In fact, my mind knows that am taking replacement chemicals (carbidopa-levodopa, rasagiline, etc.), but my brain doesn't know it.

This argument for mind-brain separateness is known as the introspection argument. Our minds can look at, respond to, and even judge our brains. Here are some examples.

1. I am aware that I'm not as sharp as I was when I was younger and in school. I know my brain has lost some of its acuity.

2. Sometimes I can't find the right word. My mind knows the word and knows that it's in my brain somewhere, but I can't remember it right now. Later, my brain might put the word into my consciousness. (I once couldn't remember a friend's name. Now that is disturbing. But her name came back to me in a few minutes.) As a curious footnote, I  have noticed that when I'm searching my brain for a word, the candidate words my brain suggests are often nearby alphabetically. That is, it appears to me that my brain stores words in alphabetical order.

3. Sometimes I forget what I was going to say. When people are talking, I sometimes get a good idea, but before I can interrupt, I forget it.
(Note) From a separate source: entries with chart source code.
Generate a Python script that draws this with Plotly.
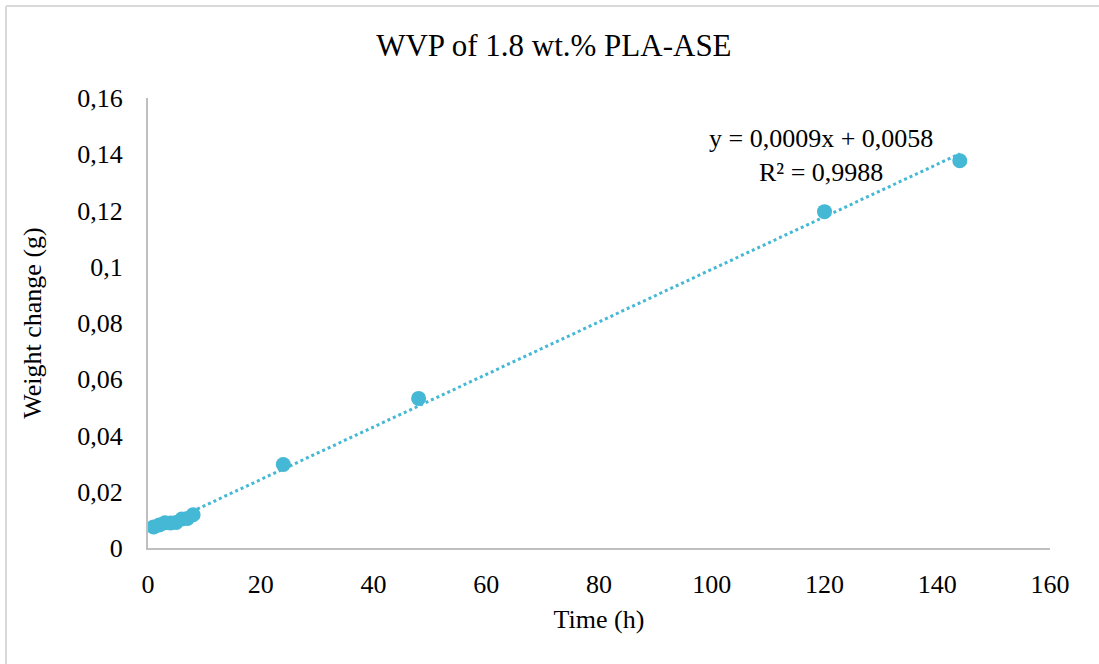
import numpy as np
import plotly.graph_objects as go

# Measured weight change of the 1.8 wt.% PLA-ASE film over time
time_h = [1, 2, 3, 4, 5, 6, 7, 8, 24, 48, 120, 144]
weight_change_g = [0.0075, 0.0082, 0.0090, 0.0089, 0.0091, 0.0103,
                   0.0105, 0.0118, 0.0297, 0.0532, 0.1196, 0.1377]

y_tick_vals = [0, 0.02, 0.04, 0.06, 0.08, 0.1, 0.12, 0.14, 0.16]
y_tick_text = ["0", "0,02", "0,04", "0,06", "0,08", "0,1", "0,12", "0,14", "0,16"]
x_tick_vals = [0, 20, 40, 60, 80, 100, 120, 140, 160]

color = "#44B8D4"
font = "Liberation Serif, Times New Roman, serif"

# Linear trendline (least squares) across the measured range
slope, intercept = np.polyfit(time_h, weight_change_g, 1)
fit_x = np.array([min(time_h), max(time_h)])
fit_y = slope * fit_x + intercept

W, H = 1099, 664
ml, mr, mt, mb = 148, 49, 98, 116
pw, ph = W - ml - mr, H - mt - mb


def px(xpix):
    return (xpix - ml) / pw


def py(ypix):
    return (H - mb - ypix) / ph


fig = go.Figure()
fig.add_trace(go.Scatter(
    x=fit_x, y=fit_y, mode="lines",
    line=dict(color=color, width=3, dash="dot"),
    hoverinfo="skip", showlegend=False,
))
fig.add_trace(go.Scatter(
    x=time_h, y=weight_change_g, mode="markers",
    marker=dict(color=color, size=15),
    showlegend=False,
))

# trendline equation label
fig.add_annotation(
    x=px(821), y=py(155), xref="paper", yref="paper", showarrow=False,
    xanchor="center", yanchor="middle",
    text="y = 0,0009x + 0,0058<br>R² = 0,9988", align="center",
    font=dict(family=font, size=26, color="#000000"),
)

# chart frame lines (top and left)
fig.add_shape(type="line", xref="paper", yref="paper",
              x0=px(6), x1=px(1099), y0=py(6), y1=py(6),
              line=dict(color="#d9d9d9", width=2))
fig.add_shape(type="line", xref="paper", yref="paper",
              x0=px(6), x1=px(6), y0=py(6), y1=py(664),
              line=dict(color="#d9d9d9", width=2))

fig.update_layout(
    width=W, height=H,
    margin=dict(l=ml, r=mr, t=mt, b=mb),
    paper_bgcolor="white", plot_bgcolor="white",
    title=dict(text="WVP of 1.8 wt.% PLA-ASE", x=0.504, xanchor="center",
               y=1 - 45 / H, yanchor="middle",
               font=dict(family=font, size=31, color="#000000")),
    font=dict(family=font, size=26, color="#000000"),
    xaxis=dict(range=[0, 160], tickvals=x_tick_vals, showgrid=False,
               zeroline=False, showline=True, linecolor="#bfbfbf", linewidth=2,
               ticks="", ticklabelstandoff=12,
               title=dict(text="Time (h)", standoff=12,
                          font=dict(family=font, size=26))),
    yaxis=dict(range=[0, 0.16], tickvals=y_tick_vals, ticktext=y_tick_text,
               showgrid=False, zeroline=False, showline=True,
               linecolor="#bfbfbf", linewidth=2, ticks="",
               ticklabelstandoff=18,
               title=dict(text="Weight change (g)", standoff=28,
                          font=dict(family=font, size=26))),
)

fig.write_html("out.html")
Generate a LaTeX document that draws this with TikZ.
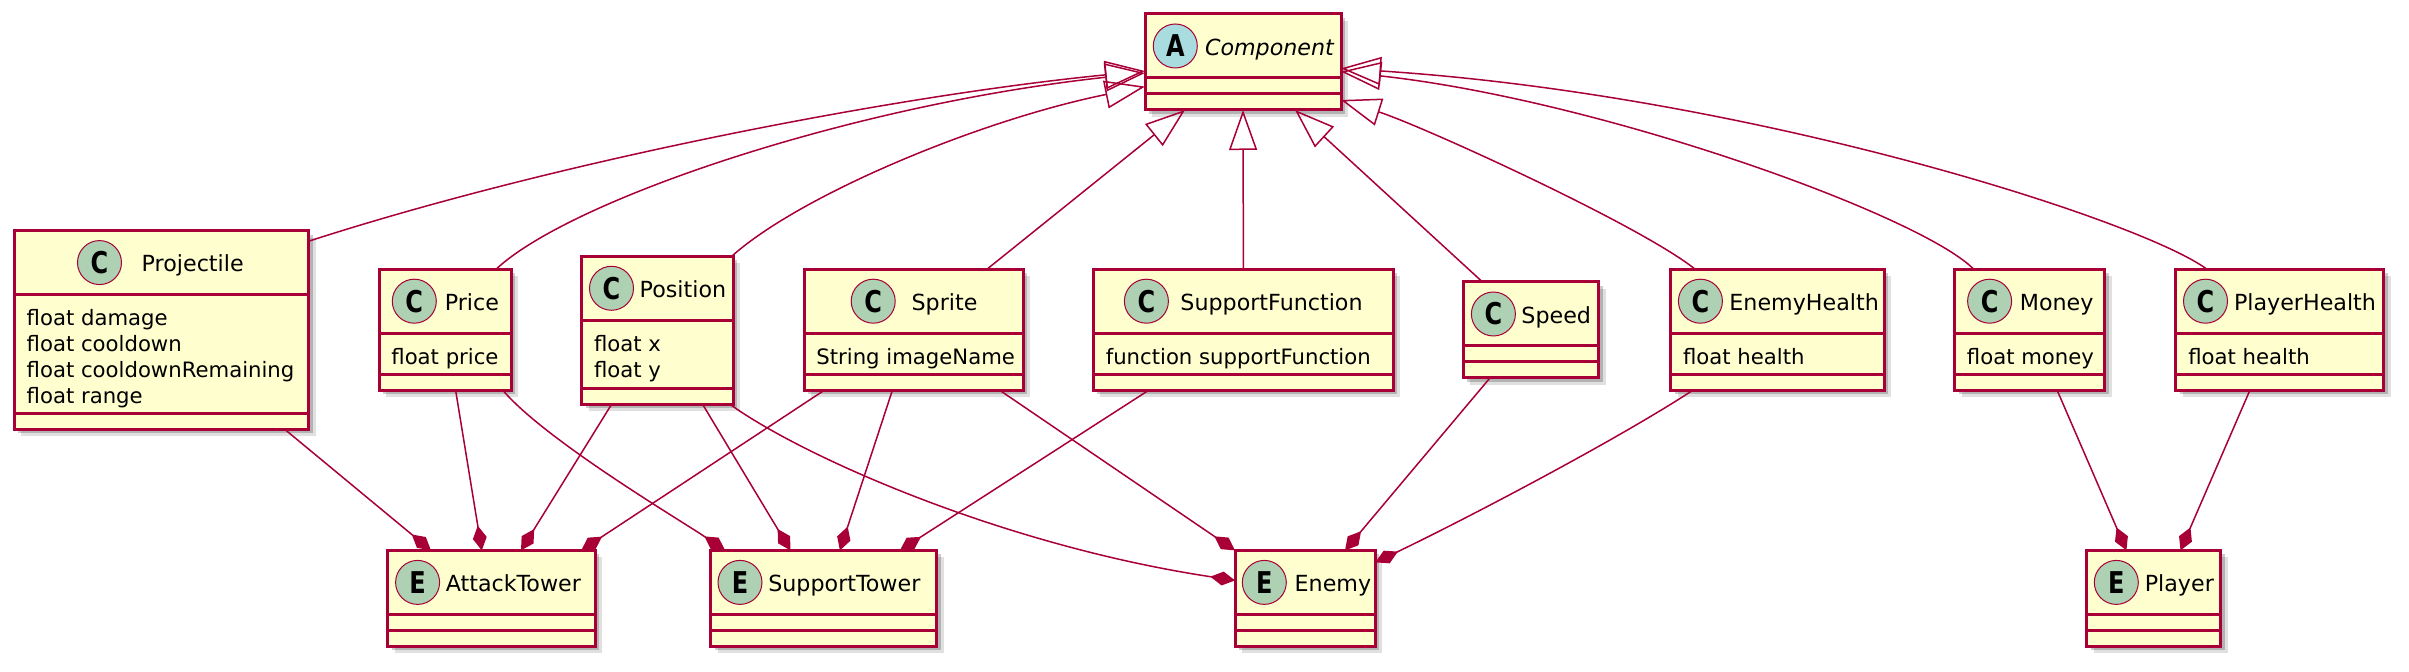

But my mind knows my brain is not performing the way I want it to and that I had the idea. If only I could remember it.

4. We can judge our brain's situation: our minds evaluate our brains. "My brain is not up to speed," we say when we feel groggy. Or, "There is something wrong with my brain today. I can't think."

5. Sometimes a person who has had an arm or leg amputated will feel pain in that missing limb. In such cases, the person's mind knows that the limb is missing and that the pain is coming from a false signal in the brain. "Stupid brain," they might say.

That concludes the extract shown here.